┌─ TASK INPUTS
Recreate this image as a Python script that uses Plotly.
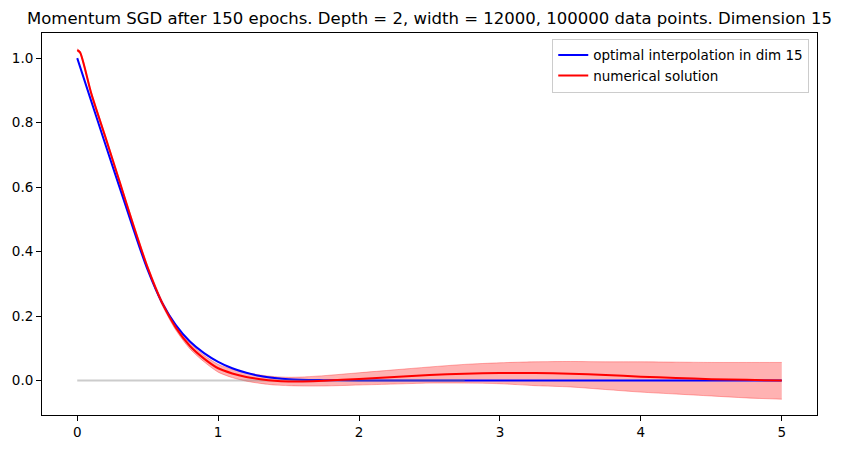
import plotly.graph_objects as go

# values
x_opt = [0.0, 0.1, 0.2, 0.3, 0.4, 0.5, 0.6, 0.7, 0.8, 0.9, 1.0, 1.1, 1.2, 1.3,
         1.4, 1.5, 1.75, 2.0, 2.5, 3.0, 3.5, 4.0, 4.5, 5.0]
y_opt = [1.0, 0.866, 0.732, 0.600, 0.468, 0.343, 0.243, 0.172, 0.121, 0.085,
         0.058, 0.038, 0.024, 0.014, 0.008, 0.004, 0.001, 0.0, 0.0, 0.0, 0.0,
         0.0, 0.0, 0.0]

x_num = [0.0, 0.02, 0.1, 0.2, 0.3, 0.4, 0.5, 0.6, 0.7, 0.8, 0.9, 1.0, 1.1, 1.2,
         1.3, 1.4, 1.5, 1.6, 1.75, 2.0, 2.25, 2.5, 2.75, 3.0, 3.25, 3.5, 3.75,
         4.0, 4.25, 4.5, 4.75, 5.0]
y_num = [1.025, 1.018, 0.890, 0.755, 0.618, 0.480, 0.350, 0.243, 0.164, 0.107,
         0.068, 0.038, 0.022, 0.011, 0.004, -0.001, -0.003, -0.003, -0.001,
         0.005, 0.011, 0.017, 0.021, 0.023, 0.023, 0.021, 0.017, 0.012, 0.008,
         0.004, 0.002, 0.0]
y_num_lo = [1.021, 1.014, 0.885, 0.750, 0.613, 0.475, 0.344, 0.236, 0.156, 0.098,
            0.058, 0.026, 0.009, -0.002, -0.009, -0.014, -0.016, -0.017, -0.017,
            -0.014, -0.011, -0.008, -0.008, -0.010, -0.016, -0.020, -0.028,
            -0.036, -0.042, -0.048, -0.054, -0.058]
y_num_hi = [1.029, 1.022, 0.895, 0.760, 0.623, 0.485, 0.356, 0.250, 0.172, 0.116,
            0.078, 0.050, 0.035, 0.024, 0.017, 0.012, 0.010, 0.011, 0.015,
            0.024, 0.033, 0.042, 0.050, 0.055, 0.058, 0.059, 0.058, 0.058,
            0.057, 0.056, 0.056, 0.056]

x_zero = [0.0, 2.75]
y_zero = [0.0, 0.0]

title = ("Momentum SGD after 150 epochs. Depth = 2, width = 12000, "
         "100000 data points. Dimension 15")

fig = go.Figure()

fig.add_trace(go.Scatter(
    x=x_num, y=y_num_lo, mode='lines',
    line=dict(color='rgba(255,0,0,0.3)', width=1, shape='spline', smoothing=0.7),
    showlegend=False, hoverinfo='skip'
))
fig.add_trace(go.Scatter(
    x=x_num, y=y_num_hi, mode='lines', fill='tonexty', fillcolor='rgba(255,0,0,0.3)',
    line=dict(color='rgba(255,0,0,0.3)', width=1, shape='spline', smoothing=0.7),
    showlegend=False, hoverinfo='skip'
))
fig.add_trace(go.Scatter(
    x=x_opt, y=y_opt, mode='lines', line=dict(color='blue', width=2, shape='spline'),
    name='optimal interpolation in dim 15'
))
fig.add_trace(go.Scatter(
    x=x_zero, y=y_zero, mode='lines', line=dict(color='rgba(128,128,128,0.4)', width=2),
    showlegend=False, hoverinfo='skip'
))
fig.add_trace(go.Scatter(
    x=x_num, y=y_num, mode='lines',
    line=dict(color='red', width=2, shape='spline', smoothing=0.7),
    name='numerical solution'
))

axis_style = dict(
    showline=True, mirror=True, linecolor='black', linewidth=1,
    ticks='outside', ticklen=5, tickcolor='black', showgrid=False, zeroline=False,
    tickfont=dict(size=13.5, color='black'), automargin=False
)

# the page body adds 8px on the top and left, so the figure is 8px smaller
fig.update_layout(
    width=836, height=443,
    margin=dict(l=34, r=27, t=25, b=36),
    paper_bgcolor='white', plot_bgcolor='white',
    font=dict(family='DejaVu Sans', color='black'),
    title=dict(text=title, x=0.5, xref='paper', xanchor='center',
               y=1 - 10 / 443, yref='container', yanchor='middle',
               font=dict(size=16.5, color='black'), automargin=False),
    xaxis=dict(range=[-0.25, 5.25], tickvals=[0, 1, 2, 3, 4, 5], **axis_style),
    yaxis=dict(range=[-0.107, 1.078], tickvals=[0.0, 0.2, 0.4, 0.6, 0.8, 1.0],
               tickformat='.1f', **axis_style),
    legend=dict(x=0.99, y=0.985, xanchor='right', yanchor='top', traceorder='normal',
                bgcolor='rgba(255,255,255,0.8)', bordercolor='#cccccc', borderwidth=1,
                font=dict(size=13.5), tracegroupgap=0),
    showlegend=True,
)

fig.write_html("out.html")
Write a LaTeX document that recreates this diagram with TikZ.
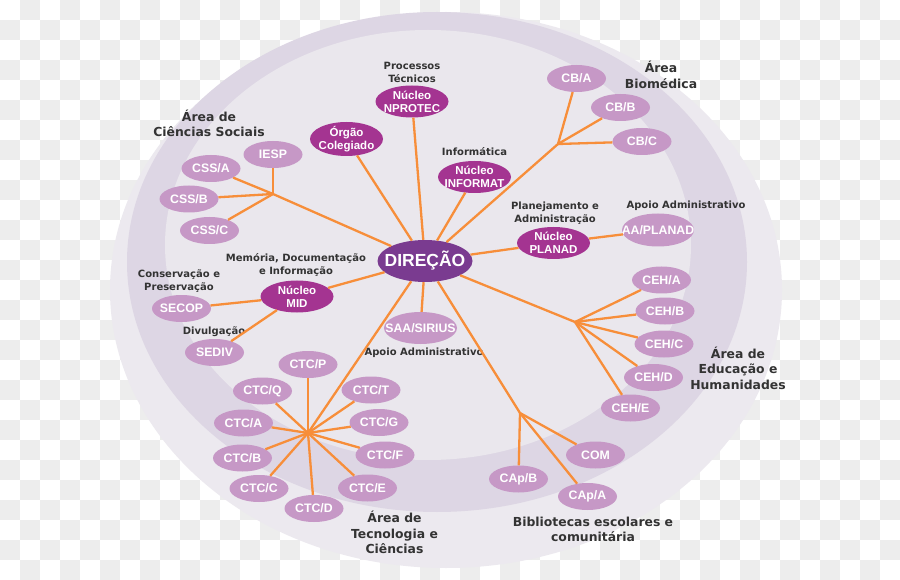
\documentclass[tikz,border=0pt]{standalone}
\usepackage{fontspec}
\setmainfont{DejaVu Sans}
\newfontfamily\nodefont{Liberation Sans}
\usetikzlibrary{shapes.geometric}

\definecolor{lilac}{RGB}{198,152,198}
\definecolor{nucleo}{RGB}{164,52,145}
\definecolor{direcao}{RGB}{122,59,144}
\definecolor{ramo}{RGB}{247,142,58}
\definecolor{anelfora}{RGB}{236,233,239}
\definecolor{anelmeio}{RGB}{221,214,228}
\definecolor{aneldentro}{RGB}{234,231,237}
\definecolor{rotulo}{RGB}{51,51,51}
\definecolor{xadrez}{RGB}{237,237,237}

\tikzset{
  setor/.style={ellipse, fill=lilac, text=white, inner xsep=-11pt, inner ysep=-3pt,
    minimum width=59, minimum height=27,
    font=\nodefont\bfseries\fontsize{12.3}{13}\selectfont},
  nucleobox/.style={ellipse, fill=nucleo, text=white, inner xsep=-8pt, inner ysep=-4pt,
    align=center, minimum width=73, minimum height=32,
    font=\nodefont\bfseries\fontsize{11.5}{13}\selectfont},
  rot/.style={text=rotulo, align=center, inner sep=0,
    font=\bfseries\fontsize{10}{13}\selectfont},
  area/.style={text=rotulo, align=center, inner sep=0,
    font=\bfseries\fontsize{12.4}{15.5}\selectfont},
  ramal/.style={draw=ramo, line width=2.3pt}
}

\begin{document}
\begin{tikzpicture}[x=1pt, y=-1pt]
  \useasboundingbox (0,0) rectangle (900,580);
  % fundo
  \fill[white] (0,0) rectangle (900,580);
  \foreach \i in {0,...,44}
    \foreach \j in {0,...,28} {
      \pgfmathtruncatemacro{\paridade}{mod(\i+\j,2)}
      \ifnum\paridade=1 \fill[xadrez] (20*\i,20*\j) rectangle ++(20,20); \fi
    }
  \fill[anelfora] (446,290) ellipse (336 and 278);
  \fill[anelmeio] (437,262) ellipse (310 and 250);
  \fill[aneldentro] (428,245) ellipse (263 and 215);

  % centro
  \node[ellipse, fill=direcao, text=white, inner xsep=-14pt, inner ysep=-4pt,
    minimum width=95, minimum height=42,
    font=\nodefont\bfseries\fontsize{17.5}{20}\selectfont] (dir) at (425,261) {DIREÇÃO};

  % nucleos
  \node[nucleobox] (nprotec) at (412,101.5) {Núcleo\\NPROTEC};
  \node[nucleobox, minimum height=34] (orgao) at (346.5,139) {Órgão\\Colegiado};
  \node[nucleobox] (informat) at (474.5,177) {Núcleo\\INFORMAT};
  \node[nucleobox] (planad) at (553.5,243) {Núcleo\\PLANAD};
  \node[nucleobox] (mid) at (297,296.5) {Núcleo\\MID};

  \node[rot] at (412,72) {Processos\\Técnicos};
  \node[rot] at (474.5,152) {Informática};
  \node[rot] at (555,213.5) {Planejamento e\\Administração};
  \node[rot] at (296,264.5) {Memória, Documentação\\e Informação};

  % apoio
  \node[setor, minimum width=72, minimum height=33] (aa) at (658,230) {AA/PLANAD};
  \node[rot] at (686,206) {Apoio Administrativo};
  \node[setor, minimum width=73, minimum height=32] (saa) at (420.5,328) {SAA/SIRIUS};
  \node[rot] at (424,353) {Apoio Administrativo};

  % MID
  \node[setor] (secop) at (181.5,308.5) {SECOP};
  \node[setor] (sediv) at (214.5,352.5) {SEDIV};
  \node[rot] at (179,281) {Conservação e\\Preservação};
  \node[rot] at (214,332) {Divulgação};

  % Ciencias Sociais
  \coordinate (jcss) at (273,194);
  \node[setor] (iesp) at (273,154.5) {IESP};
  \node[setor] (cssa) at (211,168.5) {CSS/A};
  \node[setor] (cssb) at (189,199) {CSS/B};
  \node[setor] (cssc) at (209.5,230.5) {CSS/C};
  \node[area] at (209,123.5) {Área de\\Ciências Sociais};

  % Biomedica
  \coordinate (jcb) at (558,144);
  \node[setor] (cba) at (576.5,78.5) {CB/A};
  \node[setor] (cbb) at (620.5,107.5) {CB/B};
  \node[setor] (cbc) at (642,141.5) {CB/C};
  \node[area] at (661,75) {Área\\Biomédica};

  % Educacao e Humanidades
  \coordinate (jceh) at (575,322);
  \node[setor] (ceha) at (661.5,280) {CEH/A};
  \node[setor] (cehb) at (665,311) {CEH/B};
  \node[setor] (cehc) at (664,344) {CEH/C};
  \node[setor] (cehd) at (653.5,377.5) {CEH/D};
  \node[setor] (cehe) at (630.5,408) {CEH/E};
  \node[area] at (738,368) {Área de\\Educação e\\Humanidades};

  % Tecnologia e Ciencias
  \coordinate (jctc) at (308,433);
  \node[setor] (ctcp) at (308,364.5) {CTC/P};
  \node[setor] (ctcq) at (262.5,391) {CTC/Q};
  \node[setor] (ctct) at (371,390) {CTC/T};
  \node[setor] (ctca) at (243.5,423) {CTC/A};
  \node[setor] (ctcg) at (379,422.5) {CTC/G};
  \node[setor] (ctcb) at (242.5,458) {CTC/B};
  \node[setor] (ctcf) at (385,455) {CTC/F};
  \node[setor] (ctcc) at (259,488.5) {CTC/C};
  \node[setor] (ctce) at (367.5,488) {CTC/E};
  \node[setor] (ctcd) at (314,508.5) {CTC/D};
  \node[area] at (394.5,532.5) {Área de\\Tecnologia e\\Ciências};

  % Bibliotecas
  \coordinate (jbib) at (520,413);
  \node[setor] (com) at (595.5,455) {COM};
  \node[setor] (capb) at (518.5,479) {CAp/B};
  \node[setor] (capa) at (587.5,496.5) {CAp/A};
  \node[area] at (593,529.5) {Bibliotecas escolares e\\comunitária};

  % ligacoes
  \foreach \n in {nprotec,orgao,informat,planad,mid,saa,jcss,jcb,jceh,jctc,jbib}
    \draw[ramal] (dir) -- (\n);
  \draw[ramal] (planad) -- (aa);
  \draw[ramal] (mid) -- (secop);
  \draw[ramal] (mid) -- (sediv);
  \foreach \n in {iesp,cssa,cssb,cssc}
    \draw[ramal] (jcss) -- (\n);
  \foreach \n in {cba,cbb,cbc}
    \draw[ramal] (jcb) -- (\n);
  \foreach \n in {ceha,cehb,cehc,cehd,cehe}
    \draw[ramal] (jceh) -- (\n);
  \foreach \n in {ctcp,ctcq,ctct,ctca,ctcg,ctcb,ctcf,ctcc,ctce,ctcd}
    \draw[ramal] (jctc) -- (\n);
  \foreach \n in {com,capb,capa}
    \draw[ramal] (jbib) -- (\n);
\end{tikzpicture}
\end{document}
└─
WHAT TO DO.
Pictures are excluded: retype only the lines from the beginning of the listing above through the line with "import plotly.graph_objects as go", both included.

ANSWER FOR THIS EXERCISE.
Recreate this image as a Python script that uses Plotly.
import plotly.graph_objects as go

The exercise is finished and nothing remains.